The Kastle 2 boxes from Bastl Instruments are wonderfully weird little devices that have no right to be as fun as they are, considering their fiddly interface. It is with some relief to my fudgy fingers and poor eyesight that these little synthesizer and processing festivals have made it into decent‑sized Eurorack modules as the Citadel range. There’s the FX Wizard multi‑effects processor, the Wave Bard sample‑playing groovebox, and now we have the Alchemist — all firmwares are interchangeable.
The Citadel Alchemist is a multi‑algorithmic, hybrid‑synthesizing, melody‑making, patchable instrument. True to its name, it treats synthesis and timbre like chemical infusions, stirring up textures in a cauldron and serving them up as a potent transformation. Or, in other words, it’s a bit like Mutable Instruments Plaits’ weird cousin who’s definitely off their meds.
On the menu, we have five synthesis modes that draw on three oscillators, waveform mixing, FM with feedback, ring modulation, noise, track and hold, an LFO, an envelope and transient shaper, and a stereo filter. There’s a pattern generator to feed gates and CV into the synthesis engine, and some effects you can apply at the output. With a nod to its desktop box origins, there’s also a headphone output and a MIDI input with full MIDI control. Alchemist can be completely self‑contained, but the 24 patch points suggest it also enjoys external interference.
Filter mode offers three‑oscillator subtractive synthesis with sawtooth and square waveforms. The Timbre knob controls the cutoff of a resonant low‑pass filter, while Shift+Timbre detunes and mixes the waveforms. The waveforms are fizzy and thick when you push the detuning, and the filter is just the right side of gnarly.
- FM mode attaches two modulator oscillators to a main carrier oscillator for a range of sounds from wooden bonks to bell tones via a good bit of clanging dissonance. Your controls are FM depth and ratio/detuning.
- Supersaw mode is next, which gives you a more chilled filter on the first control and sawtooth detuning and intervals on the second parameter. It’s a good classic sound that gives a decent contrast to the Filter mode.
- Hypersine mode is a classic Kastle‑synth digital tone. It combines ring modulation with track and hold modulation with detuning to give a smooth transition from sweet sine waves to glassy tones to corrupted wobbles.
- Glitchnoise mode is wildly unpredictable and a bucketful of fun. You’ve got some control over FM feedback, filtered noise and oscillator ratios. The result is a bubbling mixture of metallic and soft tones fighting over a bag of sherbert.
The sounds have unique characters and an edginess that can bring a lot of different tones to your rack.

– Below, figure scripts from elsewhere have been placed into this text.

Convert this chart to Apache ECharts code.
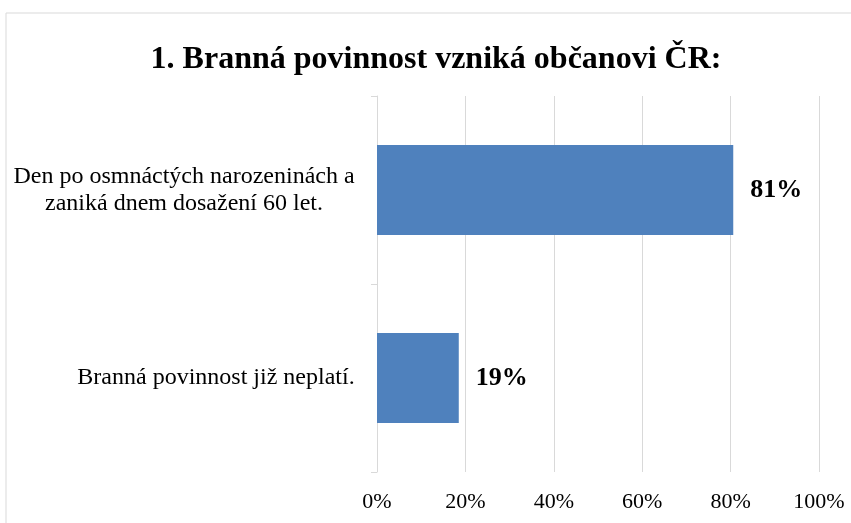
<!DOCTYPE html>
<html>
<head>
<meta charset="utf-8">
<script src="https://cdn.jsdelivr.net/npm/echarts@6/dist/echarts.min.js"></script>
<style>
  html, body { margin: 0; padding: 0; background: #fff; }
  #chart { width: 851px; height: 523px; }
</style>
</head>
<body>
<div id="chart"></div>
<script>
const titleText = '1. Branná povinnost vzniká občanovi ČR:';
const categories = ['Den po osmnáctých narozeninách a\nzaniká dnem dosažení 60 let.', 'Branná povinnost již neplatí.'];
const values = [80.6, 18.5];
const tickValues = [0, 20, 40, 60, 80, 100];

const FONT = '"Liberation Serif", "Times New Roman", serif';
const catFontSize = 24;

const measureCtx = document.createElement('canvas').getContext('2d');
measureCtx.font = catFontSize + 'px ' + FONT;
function blockWidth(text) {
  return Math.ceil(Math.max.apply(null, text.split('\n').map(l => measureCtx.measureText(l).width)));
}

const rich = {};
categories.forEach((c, i) => {
  rich['c' + i] = {
    fontFamily: FONT, fontSize: catFontSize, color: '#000',
    align: 'center', lineHeight: 27, width: blockWidth(c)
  };
});

const chart = echarts.init(document.getElementById('chart'), null, { renderer: 'canvas' });
chart.setOption({
  backgroundColor: '#ffffff',
  animation: false,
  title: {
    text: titleText,
    left: 431,
    top: 39,
    textAlign: 'center',
    textStyle: { fontFamily: FONT, fontSize: 32, fontWeight: 'bold', color: '#000' }
  },
  graphic: [{
    type: 'rect',
    shape: { x: 6, y: 13, width: 900, height: 600 },
    style: { fill: null, stroke: '#d9d9d9', lineWidth: 1 },
    silent: true
  }],
  grid: { left: 377, right: 32, top: 96, bottom: 51, containLabel: false },
  xAxis: {
    type: 'value',
    min: tickValues[0],
    max: tickValues[tickValues.length - 1],
    interval: tickValues[1] - tickValues[0],
    axisLine: { show: false },
    axisTick: { show: false },
    splitLine: { show: true, lineStyle: { color: '#d9d9d9', width: 1 } },
    axisLabel: {
      formatter: v => v + '%',
      fontFamily: FONT, fontSize: 22, color: '#000', margin: 19
    }
  },
  yAxis: {
    type: 'category',
    data: categories,
    inverse: true,
    axisLine: { show: true, lineStyle: { color: '#d9d9d9', width: 1 } },
    axisTick: { show: true, length: 6, lineStyle: { color: '#d9d9d9' } },
    axisLabel: {
      margin: 22,
      formatter: function (val, idx) {
        const key = 'c' + categories.indexOf(val);
        return val.split('\n').map(l => '{' + key + '|' + l + '}').join('\n');
      },
      rich: rich
    }
  },
  series: [{
    type: 'bar',
    data: values,
    barCategoryGap: '52%',
    itemStyle: { color: '#4F81BD' },
    label: {
      show: true,
      position: 'right',
      distance: 17,
      formatter: p => Math.round(p.value) + '%',
      fontFamily: FONT, fontSize: 26, fontWeight: 'bold', color: '#000'
    }
  }]
});
</script>
</body>
</html>
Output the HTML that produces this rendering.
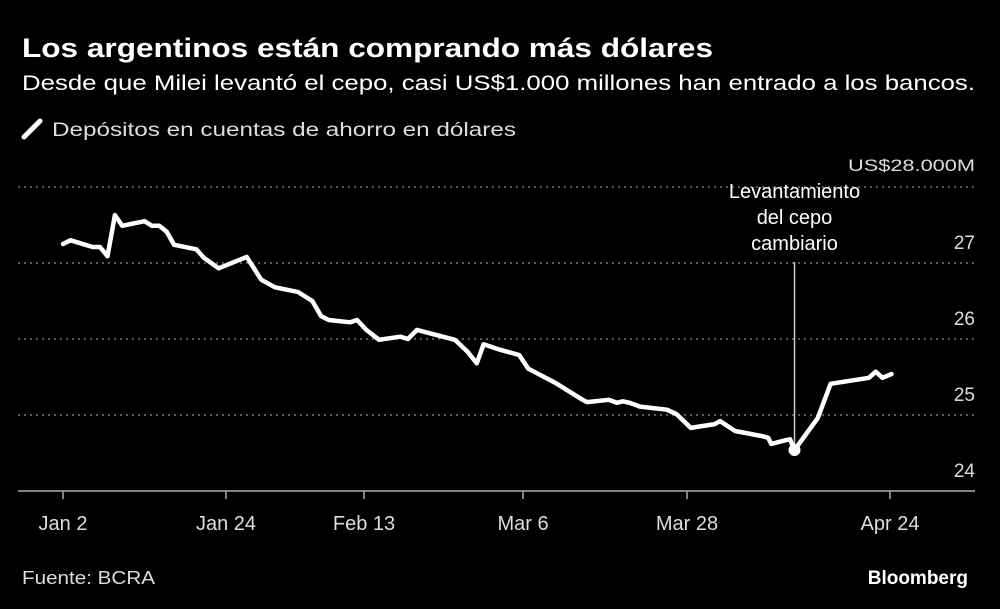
<!DOCTYPE html>
<html><head><meta charset="utf-8"><style>
body{margin:0;background:#000;width:1000px;height:609px;overflow:hidden;font-family:"Liberation Sans",sans-serif;color:#fff}
svg{position:absolute;left:0;top:0}
</style></head><body>
<svg width="1000" height="609">
<text x="22" y="57" font-size="27" font-weight="bold" fill="#fff" textLength="691" lengthAdjust="spacingAndGlyphs">Los argentinos están comprando más dólares</text>
<text x="22" y="90" font-size="21" fill="#fff" textLength="953" lengthAdjust="spacingAndGlyphs">Desde que Milei levantó el cepo, casi US$1.000 millones han entrado a los bancos.</text>
<line x1="24" y1="137" x2="40" y2="121" stroke="#fff" stroke-width="5" stroke-linecap="round"/>
<text x="52" y="136" font-size="19" fill="#ddd" textLength="464" lengthAdjust="spacingAndGlyphs">Depósitos en cuentas de ahorro en dólares</text>
<g id="grid"></g><g id="ylab"></g><g id="xlab"></g><g id="plot"></g>
<text x="22" y="584" font-size="18" fill="#ddd" textLength="133" lengthAdjust="spacingAndGlyphs">Fuente: BCRA</text>
<text x="968" y="584" font-size="19" font-weight="bold" fill="#fff" text-anchor="end">Bloomberg</text>
</svg>
<script>
const days=[0,1,4,5,6,7,8,11,12,13,14,15,18,19,21,25,27.1,29.1,32.4,34.5,35.8,36.9,40,41,42.3,44,46.8,47.8,49,54,55.7,56.9,57.8,59.9,62.5,63.7,67.4,71,71.6,74.5,75.6,76.4,77.3,78.7,82.3,83.6,85.5,88.7,89.4,91.4,95.1,95.8,96.2,98.2,98.7,99.3,102.4,104.1,109.2,110.1,111,112.2];
const values=[27.25,27.30,27.21,27.21,27.09,27.63,27.49,27.55,27.49,27.49,27.41,27.24,27.18,27.07,26.93,27.08,26.78,26.68,26.62,26.50,26.30,26.25,26.22,26.25,26.12,25.99,26.03,26.00,26.12,25.99,25.83,25.68,25.93,25.86,25.79,25.61,25.42,25.20,25.17,25.20,25.16,25.18,25.16,25.11,25.07,25.01,24.83,24.88,24.92,24.79,24.72,24.70,24.62,24.67,24.68,24.54,24.96,25.41,25.49,25.57,25.49,25.54];
const yTicks=[28,27,26,25,24];
const yTickLabels=["US$28.000M","27","26","25","24"];
const xTicks=[0,22,42,63,85,112];
const xTickLabels=["Jan 2","Jan 24","Feb 13","Mar 6","Mar 28","Apr 24"];
const eventDay=99.3, eventValue=24.54;
const tickPx=[63,226,364,523,687,890];
function xs(d){
 for(let i=0;i<xTicks.length-1;i++){
  if(d<=xTicks[i+1]||i==xTicks.length-2){
   return tickPx[i]+(d-xTicks[i])*(tickPx[i+1]-tickPx[i])/(xTicks[i+1]-xTicks[i]);
  }
 }
}
const ys=v=>187+(28-v)*76;
const NS="http://www.w3.org/2000/svg";
function mk(t,a,p){const e=document.createElementNS(NS,t);for(const k in a)e.setAttribute(k,a[k]);p.appendChild(e);return e;}
const g=document.getElementById('grid'),yl=document.getElementById('ylab'),xl=document.getElementById('xlab'),pl=document.getElementById('plot');
yTicks.forEach((v,i)=>{
 const l=mk('line',{x1:18,x2:975,y1:ys(v),y2:ys(v),stroke:i==4?'#aaa':'#777','stroke-width':1.5,'stroke-dasharray':i==4?'':'2 4'},g);
 
 
 const a={x:975,y:i==0?ys(v)-16:ys(v)-14,'font-size':i==0?17:19,fill:'#ddd','text-anchor':'end'};
 if(i==0){a.textLength=127;a.lengthAdjust='spacingAndGlyphs';}
 const t=mk('text',a,yl);
 t.textContent=yTickLabels[i];
 
 
});
xTicks.forEach((d,i)=>{
 const l=mk('line',{x1:xs(d),x2:xs(d),y1:491,y2:499,stroke:'#aaa','stroke-width':1.5},xl);
 
 
 const t=mk('text',{x:xs(d),y:530,'font-size':20,fill:'#ddd','text-anchor':'middle'},xl);
 t.textContent=xTickLabels[i];
 
 
});
const ex=xs(eventDay);
const al=mk('line',{x1:ex,x2:ex,y1:262,y2:ys(eventValue),stroke:'#ccc','stroke-width':1.5},pl);


["Levantamiento","del cepo","cambiario"].forEach((s,i)=>{
 const t=mk('text',{x:ex,y:198+i*26,'font-size':20,fill:'#fff','text-anchor':'middle'},pl);
 t.textContent=s;
 
 
});
const path=mk('path',{d:days.map((d,i)=>(i?'L':'M')+xs(d).toFixed(1)+','+ys(values[i]).toFixed(1)).join(''),fill:'none',stroke:'#fff','stroke-width':4.5,'stroke-linejoin':'round','stroke-linecap':'round'},pl);


const dot=mk('circle',{cx:ex,cy:ys(eventValue),r:6,fill:'#fff'},pl);


</script>
</body></html>
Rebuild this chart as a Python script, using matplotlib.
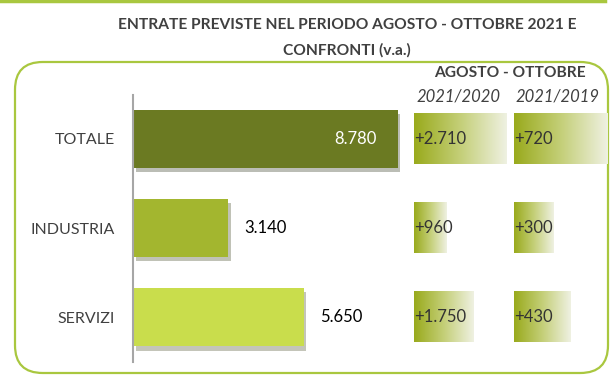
import numpy as np
import matplotlib.pyplot as plt
import matplotlib.patheffects as pe
from matplotlib.patches import FancyBboxPatch
from matplotlib.lines import Line2D

plt.rcParams['font.family'] = ['Lato', 'DejaVu Sans']

categorie = ['TOTALE', 'INDUSTRIA', 'SERVIZI']
entrate = [8780, 3140, 5650]
etichette = ['8.780', '3.140', '5.650']
var_2020 = [2710, 960, 1750]
var_2019 = [720, 300, 430]
lab_2020 = ['+2.710', '+960', '+1.750']
lab_2019 = ['+720', '+300', '+430']
colori = ['#6b7a22', '#a3b62f', '#c9dd4c']

W, H = 616, 384
fig = plt.figure(figsize=(W / 100, H / 100), dpi=100)
verde = '#a9c73f'
grigio = '#404040'


def box(x0, x1, y0, y1):
    # pixel -> frazioni di figura
    return [x0 / W, 1 - y1 / H, (x1 - x0) / W, (y1 - y0) / H]


# cornice
fig.add_artist(Line2D([0, 605 / W], [1 - 1 / H, 1 - 1 / H], color=verde, lw=2.5))
fig.add_artist(FancyBboxPatch((15 / W, 1 - 373 / H), 593 / W, 311 / H,
                              boxstyle='round,pad=0,rounding_size=0.045',
                              transform=fig.transFigure, fc='white', ec=verde, lw=1.6,
                              mutation_aspect=W / H, zorder=-1))

fig.text(347 / W, 1 - 25 / H, 'ENTRATE PREVISTE NEL PERIODO AGOSTO - OTTOBRE 2021 E',
         ha='center', va='center', fontsize=11.2, fontweight='bold', color=grigio)
fig.text(347 / W, 1 - 50 / H, 'CONFRONTI (v.a.)',
         ha='center', va='center', fontsize=11.2, fontweight='bold', color=grigio)
fig.text(510 / W, 1 - 73 / H, 'AGOSTO - OTTOBRE',
         ha='center', va='center', fontsize=11.2, fontweight='bold', color=grigio)
fig.text(459 / W, 1 - 96 / H, '2021/2020', ha='center', va='center',
         fontsize=12, style='italic', color=grigio)
fig.text(558 / W, 1 - 96 / H, '2021/2019', ha='center', va='center',
         fontsize=12, style='italic', color=grigio)

ylim = (2.5, -0.49)
pos = np.arange(len(categorie))

# barre principali
ax = fig.add_axes(box(133, 400, 95, 362))
bars = ax.barh(pos, entrate, height=0.65, color=colori)
for b in bars:
    b.set_path_effects([pe.SimplePatchShadow(offset=(2, -3), alpha=0.3), pe.Normal()])
ax.set_xlim(0, 267 / 0.0302)
ax.set_ylim(*ylim)
for s in ['top', 'right', 'bottom']:
    ax.spines[s].set_visible(False)
ax.spines['left'].set_color('#a6a6a6')
ax.spines['left'].set_linewidth(1.5)
ax.set_xticks([])
ax.set_yticks(pos)
ax.set_yticklabels(categorie, fontsize=11.5, color=grigio)
ax.tick_params(axis='y', length=0, pad=13)
ax.patch.set_alpha(0)
for i, (v, t) in enumerate(zip(entrate, etichette)):
    if i == 0:
        ax.text(v - 700, i, t, ha='right', va='center', fontsize=12, color='white')
    else:
        ax.text(v + 550, i, t, ha='left', va='center', fontsize=12, color='black')

# riquadri con le variazioni
grad = np.linspace(0, 1, 256).reshape(1, -1)
cmap = plt.matplotlib.colors.LinearSegmentedColormap.from_list(
    'g', ['#99aa1c', '#c4cf78', '#eff1e2'])


def variazioni(x0, scala, valori, etichette):
    a = fig.add_axes(box(x0, x0 + 100, 95, 362))
    a.set_xlim(0, 100 / scala)
    a.set_ylim(*ylim)
    a.axis('off')
    for i, (v, t) in enumerate(zip(valori, etichette)):
        a.imshow(grad, cmap=cmap, extent=[0, v, i + 0.28, i - 0.28],
                 aspect='auto', interpolation='bilinear')
        a.text(0, i, t, ha='left', va='center', fontsize=12, color='#333333')
    a.set_xlim(0, 100 / scala)
    a.set_ylim(*ylim)


variazioni(414, 0.034, var_2020, lab_2020)
variazioni(514, 0.1305, var_2019, lab_2019)

fig.savefig('out.png', dpi=100)
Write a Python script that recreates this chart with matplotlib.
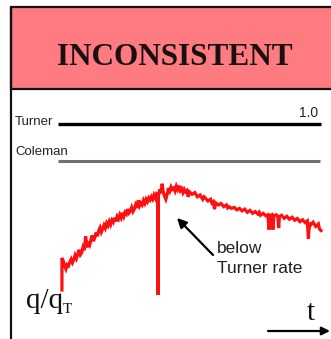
import matplotlib
matplotlib.use('Agg')
import matplotlib.pyplot as plt
from matplotlib.patches import Rectangle

# ---------------- data ----------------
title = "INCONSISTENT"
turner_rate = 1.0
coleman_rate = 0.85
line_labels = ["Turner", "Coleman"]
turner_tick_label = "1.0"
annotation_lines = ["below", "Turner rate"]

time = [1.5, 1.5, 2.0, 2.5, 3.0, 3.5, 4.0, 4.5, 5.0, 5.5,
        6.0, 6.5, 7.0, 7.5, 8.0, 8.5, 9.0, 9.5, 10.0, 10.5,
        11.0, 11.5, 12.0, 12.5, 13.0, 13.5, 14.0, 14.5, 15.0, 15.5,
        16.0, 16.5, 17.0, 17.5, 18.0, 18.5, 19.0, 19.5, 20.0, 20.5,
        21.0, 21.5, 22.0, 22.5, 23.0, 23.5, 24.0, 24.5, 25.0, 25.5,
        26.0, 26.5, 27.0, 27.5, 28.0, 28.5, 29.0, 29.5, 30.0, 30.5,
        31.0, 31.5, 32.0, 32.5, 33.0, 33.5, 34.0, 34.5, 35.0, 35.5,
        36.0, 36.5, 37.0, 37.5, 37.9, 38.0, 38.2, 38.7, 39.2, 39.6,
        40.0, 40.5, 41.0, 41.5, 42.0, 42.5, 43.0, 43.5, 44.0, 44.5,
        45.0, 45.5, 46.0, 46.5, 47.0, 47.5, 48.0, 48.5, 49.0, 49.5,
        50.0, 51.0, 52.0, 53.0, 54.0, 55.0, 55.5, 56.0, 57.0, 58.0,
        58.5, 59.0, 59.5, 60.0, 61.0, 62.0, 63.0, 64.0, 64.5, 65.0,
        66.0, 67.0, 68.0, 69.0, 70.0, 71.0, 72.0, 73.0, 74.0, 75.0,
        76.0, 76.5, 77.0, 78.0, 79.0, 79.8, 80.2, 80.6, 81.3, 81.7,
        82.1, 83.0, 83.6, 83.9, 84.2, 85.0, 86.0, 87.0, 88.0, 89.0,
        90.0, 91.0, 92.0, 93.0, 94.0, 94.8, 95.2, 95.6, 96.0, 97.0,
        98.0, 99.0, 99.4, 100.0]
q_ratio = [0.327, 0.457, 0.445, 0.425, 0.412, 0.430, 0.425, 0.440, 0.452, 0.438,
           0.450, 0.468, 0.455, 0.472, 0.490, 0.470, 0.478, 0.500, 0.488, 0.545,
           0.500, 0.515, 0.508, 0.530, 0.548, 0.525, 0.540, 0.560, 0.545, 0.568,
           0.580, 0.562, 0.575, 0.590, 0.578, 0.598, 0.588, 0.605, 0.592, 0.610,
           0.602, 0.620, 0.605, 0.625, 0.615, 0.632, 0.620, 0.640, 0.625, 0.642,
           0.635, 0.655, 0.640, 0.648, 0.662, 0.645, 0.655, 0.672, 0.660, 0.690,
           0.668, 0.680, 0.672, 0.690, 0.678, 0.695, 0.685, 0.700, 0.692, 0.705,
           0.695, 0.712, 0.700, 0.718, 0.715, 0.307, 0.710, 0.735, 0.720, 0.758,
           0.725, 0.708, 0.695, 0.715, 0.740, 0.728, 0.745, 0.735, 0.740, 0.728,
           0.748, 0.735, 0.750, 0.730, 0.738, 0.722, 0.735, 0.725, 0.730, 0.705,
           0.725, 0.715, 0.722, 0.705, 0.712, 0.695, 0.705, 0.700, 0.688, 0.695,
           0.680, 0.685, 0.655, 0.680, 0.672, 0.678, 0.665, 0.672, 0.660, 0.665,
           0.658, 0.662, 0.652, 0.658, 0.648, 0.655, 0.642, 0.650, 0.638, 0.645,
           0.635, 0.642, 0.630, 0.638, 0.628, 0.632, 0.572, 0.628, 0.632, 0.572,
           0.628, 0.632, 0.625, 0.578, 0.625, 0.630, 0.618, 0.626, 0.614, 0.622,
           0.610, 0.617, 0.604, 0.612, 0.600, 0.607, 0.535, 0.600, 0.590, 0.602,
           0.585, 0.595, 0.575, 0.568]
assert len(time) == len(q_ratio)

# ---------------- layout ----------------
W, H = 331, 339
fig = plt.figure(figsize=(W / 100, H / 100), dpi=100)

bg = fig.add_axes([0, 0, 1, 1])
bg.set_xlim(0, W)
bg.set_ylim(H, 0)
bg.axis('off')

# header band
bg.add_patch(Rectangle((11, 7), 335, 82, facecolor='#FF7B82',
                       edgecolor='#111111', lw=1.6, zorder=1))
bg.plot([11, 11], [7, H + 5], color='#111111', lw=1.6, zorder=2,
        solid_capstyle='butt')
bg.text(175, 65, title, family='Liberation Serif', weight='bold',
        size=22.5, ha='center', va='baseline', color='#1a1010')

# data axes: px x 11..331, y 89..339
PX_T0, PX_PER_T = 58.0, 2.63
PX_TURNER, PX_PER_Q = 124.0, 246.7
ax = fig.add_axes([11 / W, 0, (W - 11) / W, (H - 89) / H])
ax.set_xlim((11 - PX_T0) / PX_PER_T, (W - PX_T0) / PX_PER_T)
ax.set_ylim(turner_rate - (H - PX_TURNER) / PX_PER_Q,
            turner_rate + (PX_TURNER - 89) / PX_PER_Q)
ax.axis('off')
ax.patch.set_alpha(0)

ax.hlines(turner_rate, 0, 100, color='black', lw=2.4)
ax.hlines(coleman_rate, 0, 99.6, color='#707070', lw=2.2)
ax.plot(time, q_ratio, color='#FF1010', lw=2.3, solid_joinstyle='miter')

# labels
font_sans = 'Liberation Sans'
bg.text(15, 125, line_labels[0], family=font_sans, size=9.5,
        ha='left', va='baseline', color='#222222')
bg.text(15, 155, line_labels[1], family=font_sans, size=9.5,
        ha='left', va='baseline', color='#222222')
bg.text(318, 117, turner_tick_label, family=font_sans, size=10,
        ha='right', va='baseline', color='#222222')
bg.text(217, 253, annotation_lines[0], family=font_sans, size=12.5,
        ha='left', va='baseline', color='#222222')
bg.text(217, 273, annotation_lines[1], family=font_sans, size=12.5,
        ha='left', va='baseline', color='#222222')
bg.annotate('', xy=(177, 218), xytext=(213, 255),
            arrowprops=dict(arrowstyle='-|>', color='black', lw=1.6,
                            mutation_scale=14, shrinkA=0, shrinkB=0))

# axis labels
bg.text(26, 308, 'q/q', family='Liberation Serif', size=21,
        ha='left', va='baseline', color='#111111')
bg.text(63, 313, 'T', family='Liberation Serif', size=11,
        ha='left', va='baseline', color='#111111')
bg.text(307, 320, 't', family='Liberation Serif', size=21,
        ha='left', va='baseline', color='#111111')
bg.annotate('', xy=(330, 331), xytext=(268, 331),
            arrowprops=dict(arrowstyle='-|>', color='black', lw=1.6,
                            mutation_scale=12, shrinkA=0, shrinkB=0),
            annotation_clip=False)

fig.savefig('out.png', dpi=100)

The sounds have unique characters and an edginess that can bring a lot of different tones to your rack. I confess that having both controls on a single knob feels like a misstep. I want to lean into both of those parameters when I’m playing with the sounds, and having side‑by‑side knobs would make a whole lot more sense. However, Bastl have decided that the main focus of the knobs should be modulation and the larger Envelope knob in the middle of the faceplate.
The envelope is more fascinating than you’d normally expect. Turn to the right, and you get a sharp, transient‑focused envelope that expands into a drone. Turn to the left, and you get a slower body‑focused envelope with an increasing attack into reverse‑type sounds before falling into a drone function that also enables morphing between the modes. This gets really interesting when you modulate the Mode input: if you turn right, you get instant switching between tones, but if you turn left, the Alchemist slides from tone to tone, making bizarre transitions through melody, noise, and back again. You can effect a huge amount of change with a twist, and you start to realise why Bastl hold the envelope in such high regard.
Shift+knob turning aside, at this point, I’m really happy with the Alchemist’s spicy flavours of sound generation. It’s not well behaved or particularly elegant, but there’s a lot of fun and fiddling to be had, especially when you push in modulations with the three knobs on the left, do weird things to the pitch range, patch in the LFO, and drop on some effects.
There’s another aspect that’s easy to miss in a Eurorack synth‑voice scenario, and that’s the humble pattern generator. The pattern generator kicks out CV and gate patterns based on pretty much every other control. Pitch Mod adds more pitches, Envelope plays with density, the LFO can arpeggiate, while other Shift+knob combos deal with scale, root note, and gate pattern. The patterns are chirpy and give off a slightly unsettling funfair vibe, which you can subvert using the inversion and randomisation switches. You can also plug the module into your computer and fiddle with the patterns and scales if you so wish.
The Alchemist is about as playful a synth as you are ever going to find.
The Alchemist is about as playful a synth as you are ever going to find. The individual modes are vigorous and engaging, the knobs are all vying for attention, and the modulation within and without will keep you busy with the patch cables. It can veer unexpectedly from a mish‑mash noise machine to spacy reversed pads, then back to ear‑tinkling melodies. And all of it is self‑inflicted. To put it in remarkably appropriate modern‑day language, Alchemist cooks.